Leaving out every picture, quote the data below exactly as it appears.

> [Data shown]
<<<<

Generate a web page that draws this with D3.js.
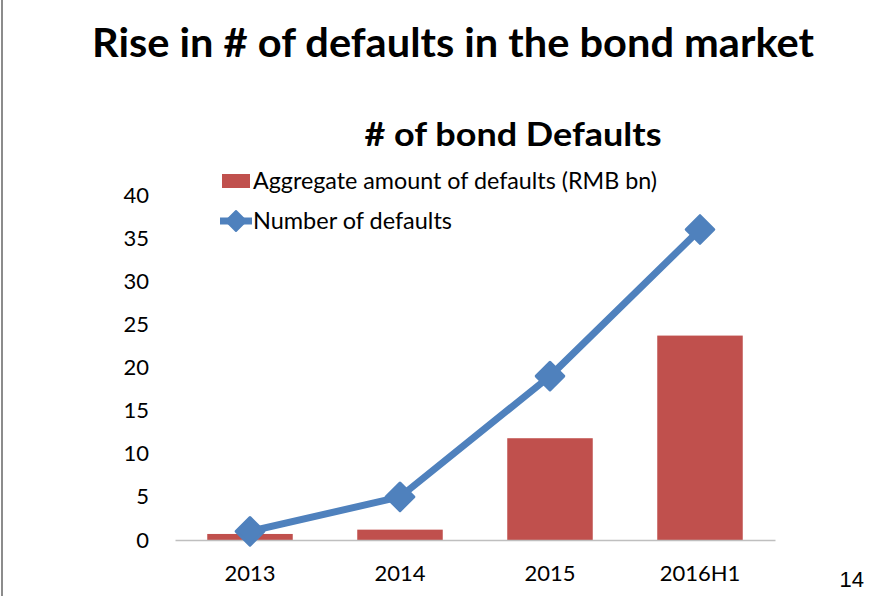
<!DOCTYPE html>
<html>
<head>
<meta charset="utf-8">
<script src="https://cdn.jsdelivr.net/npm/d3@7"></script>
<style>
  html, body { margin: 0; padding: 0; background: #fff; }
  svg { display: block; }
  text { font-family: Lato, "Open Sans", sans-serif; }
</style>
</head>
<body>
<svg id="chart" width="892" height="596"></svg>
<script>
// Bond default statistics by period
const periods = ["2013", "2014", "2015", "2016H1"];
const aggregateAmount = [0.7, 1.2, 11.8, 23.7];   // RMB bn
const defaultCount = [1, 5, 19, 36];
const yTicks = [0, 5, 10, 15, 20, 25, 30, 35, 40];

const pageTitle = "Rise in # of defaults in the bond market";
const chartTitle = "# of bond Defaults";
const legendBar = "Aggregate amount of defaults (RMB bn)";
const legendLine = "Number of defaults";
const pageNumber = "14";

const barColor = "#C0504D";
const lineColor = "#4F81BD";

const svg = d3.select("#chart");

// slide frame edge on the left
svg.append("line")
  .attr("x1", 2).attr("x2", 2).attr("y1", 0).attr("y2", 596)
  .attr("stroke", "#8c8c8c").attr("stroke-width", 2);

svg.append("text")
  .attr("x", 453).attr("y", 57)
  .attr("text-anchor", "middle")
  .attr("font-size", 40).attr("font-weight", 700)
  .attr("textLength", 722).attr("lengthAdjust", "spacingAndGlyphs")
  .attr("fill", "#000")
  .text(pageTitle);

svg.append("text")
  .attr("x", 513).attr("y", 146)
  .attr("text-anchor", "middle")
  .attr("font-size", 33).attr("font-weight", 700)
  .attr("textLength", 297).attr("lengthAdjust", "spacingAndGlyphs")
  .attr("fill", "#000")
  .text(chartTitle);

const plot = { left: 175, right: 775, top: 195, bottom: 540 };

const x = d3.scaleBand()
  .domain(periods)
  .range([plot.left, plot.right])
  .paddingInner(0.43)
  .paddingOuter(0.215);

const y = d3.scaleLinear()
  .domain([0, 40])
  .range([plot.bottom, plot.top]);

// y axis: labels only
const yAxis = svg.append("g")
  .attr("transform", `translate(${plot.left - 26},0)`)
  .call(d3.axisLeft(y).tickValues(yTicks).tickSize(0).tickPadding(0));
yAxis.select(".domain").remove();
yAxis.selectAll("text")
  .attr("font-size", 22)
  .attr("fill", "#000")
  .style("font-family", "Lato, 'Open Sans', sans-serif");

// bars
svg.append("g").selectAll("rect")
  .data(periods)
  .join("rect")
  .attr("x", d => x(d))
  .attr("width", x.bandwidth())
  .attr("y", (d, i) => y(aggregateAmount[i]))
  .attr("height", (d, i) => y(0) - y(aggregateAmount[i]))
  .attr("fill", barColor);

// x axis
const xAxis = svg.append("g")
  .attr("transform", `translate(0,${plot.bottom})`)
  .call(d3.axisBottom(x).tickSize(0).tickPadding(25));
xAxis.select(".domain").attr("stroke", "#bfbfbf").attr("stroke-width", 1.5);
xAxis.selectAll("text")
  .attr("font-size", 22)
  .attr("fill", "#000")
  .style("font-family", "Lato, 'Open Sans', sans-serif");

// line series
const cx = d => x(d) + x.bandwidth() / 2;
const line = d3.line()
  .x(d => cx(d))
  .y((d, i) => y(defaultCount[i]));

svg.append("path")
  .datum(periods)
  .attr("d", line)
  .attr("fill", "none")
  .attr("stroke", lineColor)
  .attr("stroke-width", 7)
  .attr("stroke-linejoin", "round");

const diamond = d3.symbol().type(d3.symbolSquare).size(380);
svg.append("g").selectAll("path")
  .data(periods)
  .join("path")
  .attr("d", diamond)
  .attr("transform", (d, i) => `translate(${cx(d)},${y(defaultCount[i])}) rotate(45)`)
  .attr("fill", lineColor)
  .attr("stroke", lineColor)
  .attr("stroke-width", 3)
  .attr("stroke-linejoin", "round");

// legend
const legend = svg.append("g");
legend.append("rect")
  .attr("x", 222).attr("y", 174).attr("width", 28).attr("height", 14)
  .attr("fill", barColor);
legend.append("text")
  .attr("x", 253).attr("y", 189)
  .attr("font-size", 23).attr("fill", "#000")
  .attr("textLength", 404).attr("lengthAdjust", "spacingAndGlyphs")
  .text(legendBar);

legend.append("line")
  .attr("x1", 220).attr("x2", 252).attr("y1", 221).attr("y2", 221)
  .attr("stroke", lineColor).attr("stroke-width", 7);
legend.append("path")
  .attr("d", d3.symbol().type(d3.symbolSquare).size(200))
  .attr("transform", "translate(236,221) rotate(45)")
  .attr("fill", lineColor)
  .attr("stroke", lineColor)
  .attr("stroke-width", 2)
  .attr("stroke-linejoin", "round");
legend.append("text")
  .attr("x", 253).attr("y", 229)
  .attr("font-size", 23).attr("fill", "#000")
  .attr("textLength", 199).attr("lengthAdjust", "spacingAndGlyphs")
  .text(legendLine);

svg.append("text")
  .attr("x", 864).attr("y", 587)
  .attr("text-anchor", "end")
  .attr("font-size", 22)
  .style("font-family", "'Liberation Sans', Arial, sans-serif")
  .attr("fill", "#000")
  .text(pageNumber);
</script>
</body>
</html>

>>>>

> [Written reply]
Generate a web page that draws this with D3.js.
<!DOCTYPE html>
<html>
<head>
<meta charset="utf-8">
<script src="https://cdn.jsdelivr.net/npm/d3@7"></script>
<style>
  html, body { margin: 0; padding: 0; background: #fff; }
  svg { display: block; }
  text { font-family: Lato, "Open Sans", sans-serif; }
</style>
</head>
<body>
<svg id="chart" width="892" height="596"></svg>
<script>
// Bond default statistics by period
const periods = ["2013", "2014", "2015", "2016H1"];
const aggregateAmount = [0.7, 1.2, 11.8, 23.7];   // RMB bn
const defaultCount = [1, 5, 19, 36];
const yTicks = [0, 5, 10, 15, 20, 25, 30, 35, 40];

const pageTitle = "Rise in # of defaults in the bond market";
const chartTitle = "# of bond Defaults";
const legendBar = "Aggregate amount of defaults (RMB bn)";
const legendLine = "Number of defaults";
const pageNumber = "14";

const barColor = "#C0504D";
const lineColor = "#4F81BD";

const svg = d3.select("#chart");

// slide frame edge on the left
svg.append("line")
  .attr("x1", 2).attr("x2", 2).attr("y1", 0).attr("y2", 596)
  .attr("stroke", "#8c8c8c").attr("stroke-width", 2);

svg.append("text")
  .attr("x", 453).attr("y", 57)
  .attr("text-anchor", "middle")
  .attr("font-size", 40).attr("font-weight", 700)
  .attr("textLength", 722).attr("lengthAdjust", "spacingAndGlyphs")
  .attr("fill", "#000")
  .text(pageTitle);

svg.append("text")
  .attr("x", 513).attr("y", 146)
  .attr("text-anchor", "middle")
  .attr("font-size", 33).attr("font-weight", 700)
  .attr("textLength", 297).attr("lengthAdjust", "spacingAndGlyphs")
  .attr("fill", "#000")
  .text(chartTitle);

const plot = { left: 175, right: 775, top: 195, bottom: 540 };

const x = d3.scaleBand()
  .domain(periods)
  .range([plot.left, plot.right])
  .paddingInner(0.43)
  .paddingOuter(0.215);

const y = d3.scaleLinear()
  .domain([0, 40])
  .range([plot.bottom, plot.top]);

// y axis: labels only
const yAxis = svg.append("g")
  .attr("transform", `translate(${plot.left - 26},0)`)
  .call(d3.axisLeft(y).tickValues(yTicks).tickSize(0).tickPadding(0));
yAxis.select(".domain").remove();
yAxis.selectAll("text")
  .attr("font-size", 22)
  .attr("fill", "#000")
  .style("font-family", "Lato, 'Open Sans', sans-serif");

// bars
svg.append("g").selectAll("rect")
  .data(periods)
  .join("rect")
  .attr("x", d => x(d))
  .attr("width", x.bandwidth())
  .attr("y", (d, i) => y(aggregateAmount[i]))
  .attr("height", (d, i) => y(0) - y(aggregateAmount[i]))
  .attr("fill", barColor);

// x axis
const xAxis = svg.append("g")
  .attr("transform", `translate(0,${plot.bottom})`)
  .call(d3.axisBottom(x).tickSize(0).tickPadding(25));
xAxis.select(".domain").attr("stroke", "#bfbfbf").attr("stroke-width", 1.5);
xAxis.selectAll("text")
  .attr("font-size", 22)
  .attr("fill", "#000")
  .style("font-family", "Lato, 'Open Sans', sans-serif");

// line series
const cx = d => x(d) + x.bandwidth() / 2;
const line = d3.line()
  .x(d => cx(d))
  .y((d, i) => y(defaultCount[i]));

svg.append("path")
  .datum(periods)
  .attr("d", line)
  .attr("fill", "none")
  .attr("stroke", lineColor)
  .attr("stroke-width", 7)
  .attr("stroke-linejoin", "round");

const diamond = d3.symbol().type(d3.symbolSquare).size(380);
svg.append("g").selectAll("path")
  .data(periods)
  .join("path")
  .attr("d", diamond)
  .attr("transform", (d, i) => `translate(${cx(d)},${y(defaultCount[i])}) rotate(45)`)
  .attr("fill", lineColor)
  .attr("stroke", lineColor)
  .attr("stroke-width", 3)
  .attr("stroke-linejoin", "round");

// legend
const legend = svg.append("g");
legend.append("rect")
  .attr("x", 222).attr("y", 174).attr("width", 28).attr("height", 14)
  .attr("fill", barColor);
legend.append("text")
  .attr("x", 253).attr("y", 189)
  .attr("font-size", 23).attr("fill", "#000")
  .attr("textLength", 404).attr("lengthAdjust", "spacingAndGlyphs")
  .text(legendBar);

legend.append("line")
  .attr("x1", 220).attr("x2", 252).attr("y1", 221).attr("y2", 221)
  .attr("stroke", lineColor).attr("stroke-width", 7);
legend.append("path")
  .attr("d", d3.symbol().type(d3.symbolSquare).size(200))
  .attr("transform", "translate(236,221) rotate(45)")
  .attr("fill", lineColor)
  .attr("stroke", lineColor)
  .attr("stroke-width", 2)
  .attr("stroke-linejoin", "round");
legend.append("text")
  .attr("x", 253).attr("y", 229)
  .attr("font-size", 23).attr("fill", "#000")
  .attr("textLength", 199).attr("lengthAdjust", "spacingAndGlyphs")
  .text(legendLine);

svg.append("text")
  .attr("x", 864).attr("y", 587)
  .attr("text-anchor", "end")
  .attr("font-size", 22)
  .style("font-family", "'Liberation Sans', Arial, sans-serif")
  .attr("fill", "#000")
  .text(pageNumber);
</script>
</body>
</html>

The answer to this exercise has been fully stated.